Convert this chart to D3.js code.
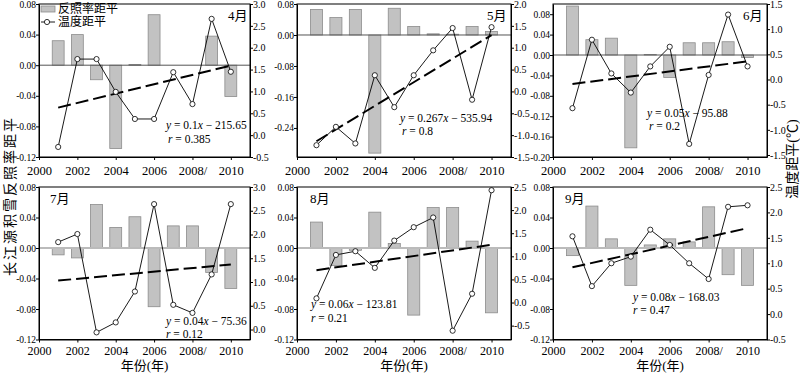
<!DOCTYPE html>
<html lang="zh">
<head>
<meta charset="utf-8">
<script src="https://d3js.org/d3.v7.min.js"></script>
<style>
  body { margin: 0; background: #fff; }
  svg text { font-family: "Liberation Serif", "Times New Roman", "Noto Sans CJK SC", serif !important; fill: #000; }
  .axis path, .axis line { stroke: #000; stroke-width: 1; }
</style>
</head>
<body>
<script>
// ---- data ----
const years = [2001, 2002, 2003, 2004, 2005, 2006, 2007, 2008, 2009, 2010];
const months = ["4月", "5月", "6月", "7月", "8月", "9月"];
const xTickValues = [2000, 2002, 2004, 2006, 2008, 2010];
const xTickLabels = ["2000", "2002", "2004", "2006", "2008/", "2010"];

// albedo anomaly (bars, left axis)
const albedoApr = [0.032, 0.040, -0.019, -0.109, 0.001, 0.066, 0, 0, 0.038, -0.041];
const albedoMay = [0.066, 0.045, 0.066, -0.305, 0.069, 0.022, 0.003, 0.002, 0.022, 0.009];
const albedoJun = [0.096, 0.030, 0.033, -0.182, 0.001, -0.044, 0.024, 0.024, 0.026, -0.005];
const albedoJul = [-0.009, -0.013, 0.057, 0.027, 0.041, -0.077, 0.029, 0.029, -0.032, -0.053];
const albedoAug = [0.034, -0.023, -0.003, 0.047, 0.006, -0.088, 0.053, 0.053, 0.009, -0.085];
const albedoSep = [-0.010, 0.055, 0.012, -0.049, 0.004, 0.012, 0.008, 0.054, -0.035, -0.049];

// temperature anomaly (line, right axis)
const tempApr = [-0.27, 1.74, 1.74, 0.99, 0.37, 0.37, 1.44, 0.71, 2.66, 1.45];
const tempMay = [-1.23, -0.81, -1.19, 0.37, -0.36, 0.37, 0.94, 1.45, -0.19, 1.47];
const tempJun = [-0.57, 0.79, 0.12, -0.26, 0.26, 0.65, -1.28, 0.09, 1.29, 0.26];
const tempJul = [1.84, 2.01, -0.06, 0.15, 0.80, 2.64, 0.52, 0.35, 1.16, 2.64];
const tempAug = [0.09, 1.03, 1.11, 0.75, 1.34, 1.63, 1.84, -0.61, 0.19, 2.43];
const tempSep = [1.53, 0.55, 1.00, 1.13, 1.66, 1.36, 1.00, 0.69, 2.11, 2.14];

// trend line values at 2001 and 2010 (right axis)
const trendYears = [2001, 2010];
const trendApr = [0.63, 1.59];
const trendMay = [-1.14, 1.29];
const trendJun = [-0.09, 0.36];
const trendJul = [1.03, 1.37];
const trendAug = [0.70, 1.25];
const trendSep = [0.92, 1.69];

const eqSlope = ["0.1", "0.267", "0.05", "0.04", "0.06", "0.08"];
const eqIntercept = ["215.65", "535.94", "95.88", "75.36", "123.81", "168.03"];
const rValues = ["0.385", "0.8", "0.2", "0.12", "0.21", "0.47"];

const leftTicksA = [0.08, 0.04, 0, -0.04, -0.08, -0.12];
const leftTicksMay = [0.08, 0, -0.08, -0.16, -0.24];
const leftTicksJun = [0.08, 0.04, 0, -0.04, -0.08, -0.12, -0.16, -0.20];
const rightTicksApr = [3.0, 2.5, 2.0, 1.5, 1.0, 0.5, 0.0, -0.5];
const rightTicksMay = [2.0, 1.5, 1.0, 0.5, 0.0, -0.5, -1.0, -1.5];
const rightTicksJun = [1.5, 1.0, 0.5, 0.0, -0.5, -1.0, -1.5];
const rightTicksJul = [3.0, 2.5, 2.0, 1.5, 1.0, 0.5, 0.0];
const rightTicksAS = [2.5, 2.0, 1.5, 1.0, 0.5, 0.0, -0.5];

// ---- layout ----
const W = 800, H = 373;
const colX0 = [39, 297, 553], colX1 = [250, 511, 767];
const rowY0 = [4, 187], rowY1 = [157, 339.5];
const rowXPad = [6, 4.3];
const rowXFont = ["12.5px", "12px"];

const panels = [
  { albedo: albedoApr, temp: tempApr, trend: trendApr, lDom: [-0.12, 0.08], rDom: [-0.5, 3.0], lTicks: leftTicksA, rTicks: rightTicksApr,
    zero: "#555", zeroW: 1, monthPos: [228, 20], eqPos: [166, 129], rPos: [168, 143] },
  { albedo: albedoMay, temp: tempMay, trend: trendMay, lDom: [-0.315, 0.08], rDom: [-1.5, 2.0], lTicks: leftTicksMay, rTicks: rightTicksMay,
    zero: "#555", zeroW: 1, monthPos: [487, 20], eqPos: [400, 122], rPos: [402, 135] },
  { albedo: albedoJun, temp: tempJun, trend: trendJun, lDom: [-0.20, 0.10], rDom: [-1.54, 1.5], lTicks: leftTicksJun, rTicks: rightTicksJun,
    zero: "#555", zeroW: 1, monthPos: [743, 20], eqPos: [647, 117], rPos: [649, 130] },
  { albedo: albedoJul, temp: tempJul, trend: trendJul, lDom: [-0.12, 0.08], rDom: [-0.21, 3.0], lTicks: leftTicksA, rTicks: rightTicksJul,
    zero: "#bbb", zeroW: 2, monthPos: [50, 203], eqPos: [166, 325], rPos: [166, 338] },
  { albedo: albedoAug, temp: tempAug, trend: trendAug, lDom: [-0.12, 0.08], rDom: [-0.8, 2.5], lTicks: leftTicksA, rTicks: rightTicksAS,
    zero: "#bbb", zeroW: 2, monthPos: [310, 203], eqPos: [311, 308], rPos: [311, 322] },
  { albedo: albedoSep, temp: tempSep, trend: trendSep, lDom: [-0.12, 0.08], rDom: [-0.5, 2.5], lTicks: leftTicksA, rTicks: rightTicksAS,
    zero: "#bbb", zeroW: 2, monthPos: [565, 203], eqPos: [633, 301], rPos: [633, 314] }
];

const svg = d3.select("body").append("svg").attr("width", W).attr("height", H);

panels.forEach(function(p, i) {
  const col = i % 3, row = Math.floor(i / 3);
  const x0 = colX0[col], x1 = colX1[col], y0 = rowY0[row], y1 = rowY1[row];

  const x = d3.scaleLinear().domain([2000, 2011]).range([x0, x1]);
  const yL = d3.scaleLinear().domain(p.lDom).range([y1, y0]);
  const yR = d3.scaleLinear().domain(p.rDom).range([y1, y0]);
  const g = svg.append("g");
  const barHalf = 0.31;

  // bars
  g.selectAll("rect.bar").data(years).enter().append("rect")
    .attr("class", "bar")
    .attr("x", d => x(d - barHalf))
    .attr("width", x(2000 + 2 * barHalf) - x(2000))
    .attr("y", (d, j) => yL(Math.max(0, p.albedo[j])))
    .attr("height", (d, j) => Math.abs(yL(p.albedo[j]) - yL(0)))
    .attr("fill", "#c2c2c2")
    .attr("stroke", "#8c8c8c")
    .attr("stroke-width", 0.8);

  // zero line
  g.append("line")
    .attr("x1", x0).attr("x2", x1)
    .attr("y1", yL(0)).attr("y2", yL(0))
    .attr("stroke", p.zero).attr("stroke-width", p.zeroW);

  // trend line
  g.append("path")
    .datum(trendYears.map((yr, j) => [yr, p.trend[j]]))
    .attr("d", d3.line().x(d => x(d[0])).y(d => yR(d[1])))
    .attr("fill", "none").attr("stroke", "#000")
    .attr("stroke-width", 2).attr("stroke-dasharray", "13,5");

  // temperature line
  g.append("path")
    .datum(years.map((yr, j) => [yr, p.temp[j]]))
    .attr("d", d3.line().x(d => x(d[0])).y(d => yR(d[1])))
    .attr("fill", "none").attr("stroke", "#000").attr("stroke-width", 0.9);

  g.selectAll("circle").data(years).enter().append("circle")
    .attr("cx", d => x(d))
    .attr("cy", (d, j) => yR(p.temp[j]))
    .attr("r", 2.6)
    .attr("fill", "#fff").attr("stroke", "#000").attr("stroke-width", 0.8);

  // frame
  g.append("rect")
    .attr("x", x0).attr("y", y0).attr("width", x1 - x0).attr("height", y1 - y0)
    .attr("fill", "none").attr("stroke", "#000").attr("stroke-width", 1);

  // axes
  g.append("g").attr("class", "axis")
    .attr("transform", "translate(0," + y1 + ")")
    .call(d3.axisBottom(x).tickValues(xTickValues).tickSize(3).tickSizeOuter(0)
      .tickPadding(rowXPad[row]).tickFormat((d, j) => xTickLabels[j]))
    .call(a => a.selectAll("text").style("font-size", rowXFont[row]));

  g.append("g").attr("class", "axis")
    .attr("transform", "translate(" + x0 + ",0)")
    .call(d3.axisLeft(yL).tickValues(p.lTicks).tickSize(3).tickSizeOuter(0)
      .tickPadding(0).tickFormat(d => d.toFixed(2)))
    .call(a => a.selectAll("text").style("font-size", "9.5px"));

  g.append("g").attr("class", "axis")
    .attr("transform", "translate(" + x1 + ",0)")
    .call(d3.axisRight(yR).tickValues(p.rTicks).tickSize(3).tickSizeOuter(0)
      .tickPadding(0).tickFormat(d => d.toFixed(1)))
    .call(a => a.selectAll("text").style("font-size", "10px"));

  // month label
  g.append("text")
    .attr("x", p.monthPos[0]).attr("y", p.monthPos[1])
    .style("font-size", "13px")
    .text(months[i]);

  // regression equation
  const eq = g.append("text").attr("x", p.eqPos[0]).attr("y", p.eqPos[1]).style("font-size", "11.5px");
  eq.append("tspan").style("font-style", "italic").text("y");
  eq.append("tspan").text(" = " + eqSlope[i]);
  eq.append("tspan").style("font-style", "italic").text("x");
  eq.append("tspan").text(" \u2212 " + eqIntercept[i]);

  const rt = g.append("text").attr("x", p.rPos[0]).attr("y", p.rPos[1]).style("font-size", "11.5px");
  rt.append("tspan").style("font-style", "italic").text("r");
  rt.append("tspan").text(" = " + rValues[i]);

  // x title for bottom row
  if (row === 1) {
    g.append("text")
      .attr("x", (x0 + x1) / 2).attr("y", 370)
      .attr("text-anchor", "middle")
      .style("font-size", "13px")
      .text("年份(年)");
  }

  // legend in first panel
  if (i === 0) {
    const lg = g.append("g");
    lg.append("rect").attr("x", 41).attr("y", 6).attr("width", 14).attr("height", 6)
      .attr("fill", "#c2c2c2").attr("stroke", "#8c8c8c").attr("stroke-width", 0.8);
    lg.append("text").attr("x", 58).attr("y", 13)
      .style("font-size", "12px").text("反照率距平");
    lg.append("line").attr("x1", 41).attr("x2", 55).attr("y1", 22).attr("y2", 22)
      .attr("stroke", "#000").attr("stroke-width", 0.9);
    lg.append("circle").attr("cx", 47).attr("cy", 22).attr("r", 2.6)
      .attr("fill", "#fff").attr("stroke", "#000").attr("stroke-width", 0.8);
    lg.append("text").attr("x", 58).attr("y", 26)
      .style("font-size", "12px").text("温度距平");
  }
});

// y titles
svg.append("text")
  .attr("transform", "translate(15,196) rotate(-90)")
  .attr("text-anchor", "middle")
  .style("font-size", "14px").style("letter-spacing", "2px")
  .text("长江源积雪反照率距平");

svg.append("text")
  .attr("transform", "translate(797,159) rotate(-90)")
  .attr("text-anchor", "middle")
  .style("font-size", "14px")
  .text("温度距平(℃)");
</script>
</body>
</html>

————————

Work instructions: Reproduce the data above word for word from its first line through the line that holds "0.054, -0.035, -0.049];", both ends included; skip pictures.

Expected answer:
Convert this chart to D3.js code.
<!DOCTYPE html>
<html lang="zh">
<head>
<meta charset="utf-8">
<script src="https://d3js.org/d3.v7.min.js"></script>
<style>
  body { margin: 0; background: #fff; }
  svg text { font-family: "Liberation Serif", "Times New Roman", "Noto Sans CJK SC", serif !important; fill: #000; }
  .axis path, .axis line { stroke: #000; stroke-width: 1; }
</style>
</head>
<body>
<script>
// ---- data ----
const years = [2001, 2002, 2003, 2004, 2005, 2006, 2007, 2008, 2009, 2010];
const months = ["4月", "5月", "6月", "7月", "8月", "9月"];
const xTickValues = [2000, 2002, 2004, 2006, 2008, 2010];
const xTickLabels = ["2000", "2002", "2004", "2006", "2008/", "2010"];

// albedo anomaly (bars, left axis)
const albedoApr = [0.032, 0.040, -0.019, -0.109, 0.001, 0.066, 0, 0, 0.038, -0.041];
const albedoMay = [0.066, 0.045, 0.066, -0.305, 0.069, 0.022, 0.003, 0.002, 0.022, 0.009];
const albedoJun = [0.096, 0.030, 0.033, -0.182, 0.001, -0.044, 0.024, 0.024, 0.026, -0.005];
const albedoJul = [-0.009, -0.013, 0.057, 0.027, 0.041, -0.077, 0.029, 0.029, -0.032, -0.053];
const albedoAug = [0.034, -0.023, -0.003, 0.047, 0.006, -0.088, 0.053, 0.053, 0.009, -0.085];
const albedoSep = [-0.010, 0.055, 0.012, -0.049, 0.004, 0.012, 0.008, 0.054, -0.035, -0.049];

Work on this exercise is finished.